95歳の奇跡の指揮者、ブロムシュテット。11年前、私はこのブログで彼に関する記事を書いている。
https://sanji0513.hatenablog.com/entry/29474448
いやー、改めて読み返してみると、生意気にエラそうなこと書いて、我ながらホント恥ずかしい。
『どれも水準は一定に高いのだが、決して忘れ得ぬ決定的な名演となると、「はて??」と首を傾げてしまう。個人的な感想として、ブロムシュテットの音楽は、なんか枠にはまっている気がする。堅実であるが、はじけないというか。』
40歳くらいの中堅指揮者についてだったらまだしも、既に84歳の巨匠に対してこれでっせ。
あーヤだ、こういうマニア気取りのシロウト・・・。
そして、記事の最後に結んでいるのが、次のくだり。
『ブロムシュテットが往年の伝説的指揮者に肩を並べて神々しく後光が差す時、それは今のように元気でスタスタと歩いてヒョイッと指揮台に飛び乗ることができなくなり、オケに対して40分も口頭指示を与えるような粘り強さやしつこさが消え、ただ指揮台に乗って後はオーラだけでタクトを振るような時期に差し掛かった時ではないかと思う。』
この当時の自分の意見が正当かどうかはさておき、その時期は到来していると言っていいだろう。今、ブロムシュテットの指揮姿には神々しく後光が差している。
(相変わらずオケに対して長々と口頭指示を与えるしつこさが残っているのかどうかは知らないが・・。)
そのブロムシュテットの現在について、先日、NHK-BS「プレミアムシアター」において特集番組が放映された。
3本立てとなっていて、最初が2021年ザルツブルク音楽祭でのウィーン・フィル公演、次にドイツで制作された『音楽が奏でられるとき、魂は揺さぶられる』というタイトルのドキュメンタリー、最後が2020年ルツェルン音楽祭でのルツェルン祝祭管公演という構成だ。
特に興味深かったのは、人間としてのマエストロの姿に迫ったドキュメンタリーである。
ウィーン・フィルやゲヴァントハウス管、シュターツカペレ・ドレスデンといった名門オケと組んで音楽を作り上げていくリハ風景はどれも見ものだが、それよりも、彼が若かりし頃から経歴を積んでいく過程でのエピソードを語る話が面白い。
例えば、シュターツカペレ・ドレスデン首席指揮者就任の際のエピソード。
ブロムシュテットがこのオーケストラから招待を受けた時、当時の国家体制を考え躊躇をしたのだとか。
すると、楽団側は、カラヤンがこのオーケストラ奏者たちに対して語ったメッセージの録音テープを黙って彼にプレゼントした。録音に収められていたカラヤンのメッセージはこうだった。
「戦禍によりこの街は廃墟となっているが、皆さんは生きた記念碑です。

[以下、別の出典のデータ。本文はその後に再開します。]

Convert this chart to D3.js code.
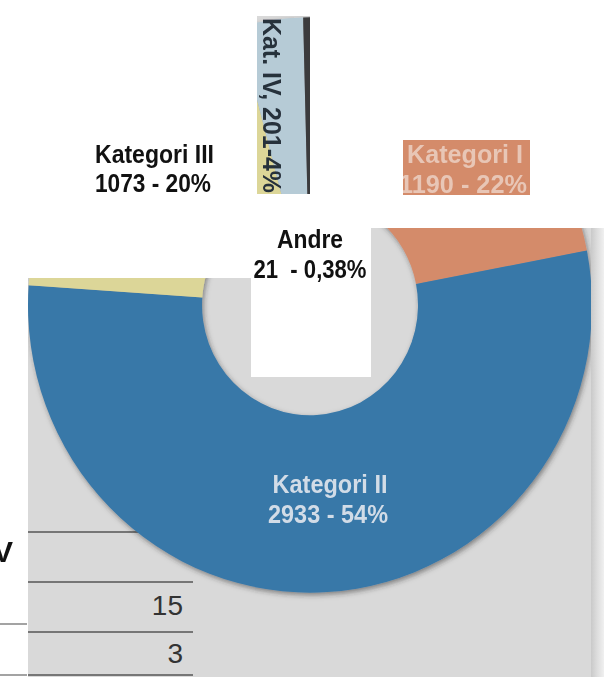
<!DOCTYPE html>
<html><head><meta charset="utf-8">
<script src="https://cdn.jsdelivr.net/npm/d3@7"></script>
<style>html,body{margin:0;padding:0;background:#fff;overflow:hidden}svg{display:block}text{font-family:"Liberation Sans",Arial,sans-serif}</style>
</head><body>
<svg id="c" width="604" height="677"></svg>
<script>
// ---- data ----
const categories = ["Kategori I", "Kategori II", "Kategori III", "Kat. IV", "Andre"];
const values = [1190, 2933, 1073, 201, 21];
const percents = ["22%", "54%", "20%", "4%", "0,38%"];
const tableValues = [15, 3];

// ---- setup ----
const W = 604, H = 677;
const svg = d3.select("#c");
const defs = svg.append("defs");

const cp = defs.append("clipPath").attr("id", "photo");
cp.append("path").attr("d", "M28,278H251V377H371V228H604V677H28Z");
cp.append("rect").attr("x", 257).attr("y", 16).attr("width", 53).attr("height", 178);
cp.append("rect").attr("x", 403).attr("y", 140).attr("width", 127).attr("height", 55);

const sh = defs.append("filter").attr("id", "shadow")
  .attr("x", "-10%").attr("y", "-10%").attr("width", "120%").attr("height", "120%");
sh.append("feDropShadow").attr("dx", 1.5).attr("dy", 2.5).attr("stdDeviation", 2.5)
  .attr("flood-color", "#2a2a2a").attr("flood-opacity", 0.5);

const soft = defs.append("filter").attr("id", "soft");
soft.append("feGaussianBlur").attr("stdDeviation", 0.6);

const edge = defs.append("linearGradient").attr("id", "edge");
edge.append("stop").attr("offset", "0%").attr("stop-color", "#c9c9c9");
edge.append("stop").attr("offset", "45%").attr("stop-color", "#dcdcdc");
edge.append("stop").attr("offset", "100%").attr("stop-color", "#f0f0f0");

const data = categories.map((c, i) => ({cat: c, value: values[i], pct: percents[i]}));
const color = d3.scaleOrdinal().domain(categories)
  .range(["#d48b6b", "#3978a8", "#dcd698", "#b6cbd6", "#3b3b3e"]);

// ---- photo layer ----
const photo = svg.append("g").attr("clip-path", "url(#photo)");
photo.append("rect").attr("width", W).attr("height", H).attr("fill", "#d9d9d9");

// table lines under the donut
const lineG = photo.append("g").attr("stroke", "#555").attr("stroke-width", 1.5);
[532, 582, 632, 675].forEach(y => lineG.append("line").attr("x1", 28).attr("x2", 193).attr("y1", y).attr("y2", y));
photo.append("g").selectAll("text").data(tableValues).join("text")
  .attr("x", 183).attr("y", (d, i) => 615 + i * 48)
  .attr("text-anchor", "end").attr("font-size", 28).attr("fill", "#333")
  .text(d => d);

const cx = 310, cy = 305, R = 282, r0 = 108;
const pie = d3.pie().sort(null).value(d => d.value).startAngle(0).endAngle(2 * Math.PI);
const arcs = pie(data);
const arc = d3.arc().innerRadius(r0).outerRadius(R);

const donut = photo.append("g").attr("filter", "url(#shadow)")
  .append("g").attr("transform", `translate(${cx},${cy}) scale(1,1.02)`);
donut.selectAll("path").data(arcs).join("path")
  .attr("d", arc).attr("fill", d => color(d.data.cat));

function label(g, x, y, txt, len, anchor) {
  return g.append("text").attr("x", x).attr("y", y).attr("text-anchor", anchor || "start")
    .attr("font-size", 25).attr("textLength", len).attr("lengthAdjust", "spacingAndGlyphs")
    .style("white-space", "pre").text(txt);
}

// labels printed on the photo
const lab = photo.append("g").attr("filter", "url(#soft)").attr("font-weight", "bold");
const k1 = arcs[0].data;
label(lab, 465, 163, k1.cat, 116, "middle").attr("fill", "#e8c6b6");
label(lab, 463, 193, `${k1.value} - ${k1.pct}`, 128, "middle").attr("fill", "#e8c6b6");
const k2 = arcs[1].data;
label(lab, 330, 493, k2.cat, 115, "middle").attr("fill", "#d2dce7");
label(lab, 328, 523, `${k2.value} - ${k2.pct}`, 120, "middle").attr("fill", "#d2dce7");
const k4 = arcs[3].data;
lab.append("text").attr("transform", "translate(263,18) rotate(90)")
  .attr("font-size", 25).attr("textLength", 175).attr("lengthAdjust", "spacingAndGlyphs")
  .attr("fill", "#27303b").text(`${k4.cat}, ${k4.value}-${k4.pct}`);

// bright right edge of the photo
photo.append("rect").attr("x", 591).attr("y", 0).attr("width", 13).attr("height", H).attr("fill", "url(#edge)");

// ---- white page overlay ----
const page = svg.append("g").attr("font-weight", "bold").attr("fill", "#111");
const k3 = arcs[2].data;
label(page, 95, 163, k3.cat, 119);
label(page, 95, 192, `${k3.value} - ${k3.pct}`, 116);
const k5 = arcs[4].data;
label(page, 310, 248, k5.cat, 66, "middle");
label(page, 310, 278, `${k5.value}  - ${k5.pct}`, 113, "middle");
page.append("text").attr("x", 13).attr("y", 562).attr("text-anchor", "end").attr("font-size", 30).text("V");

const wl = svg.append("g").attr("stroke", "#666").attr("stroke-width", 1.2);
[624, 675].forEach(y => wl.append("line").attr("x1", 0).attr("x2", 27).attr("y1", y).attr("y2", y));
</script>
</body></html>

ずっとこのままでいてください。私は必ず戻ってきます。もしベルリンの仕事がなかったらここを受けたことでしょう。」
このメッセージを聴き、ブロムシュテットは招聘を即断受諾。やがて首席指揮者に就任する。
へぇーー。いい話だね。
フルトヴェングラーとトスカニーニについて語るエピソードも面白い。
「フルトヴェングラーのリハーサルは非常に興味深く、彼が『ううぅ・・・もう一度!』と言っただけで団員は理解。マジシャンみたいだった。」
「トスカニーニはフルトヴェングラーのことをよく思っていなかった。フルトヴェングラーも同様で、彼はトスカニーニのリハーサルに参加したことがあったが、数分後には出て行った。『ひどい指揮だ』と言い残して。」
WWWWWW
ドキュメンタリーではN響との結びつきについても紹介していて、こう語っている。
「彼ら(N響)は新しいものを吸収しようとする意欲に満ちている。150%の集中力で椅子に座っている。ドイツ、ヨーロッパ、アメリカが見習うべき点がたくさんある。日本は私たちにとってお手本だ。」
なんだかこそばゆいが、嬉しいねー。
そのN響を振るため、毎年必ず日本にやってくるブロムシュテット。今年もまた10月の来日が予定されている。
年齢的に「もうそろそろ最後か」「潮時か」と思い、つい毎回チケットを買ってしまうわけだが、今年はちょっと心配。6月に転倒し、入院して、シュターツカペレ・ベルリンのコンサートをキャンセルしているのだ。
ご無事に回復されてほしい。いつものようにスタスタと歩いて指揮台に立ってくれることを、私だけでなく多くのファンが願っている。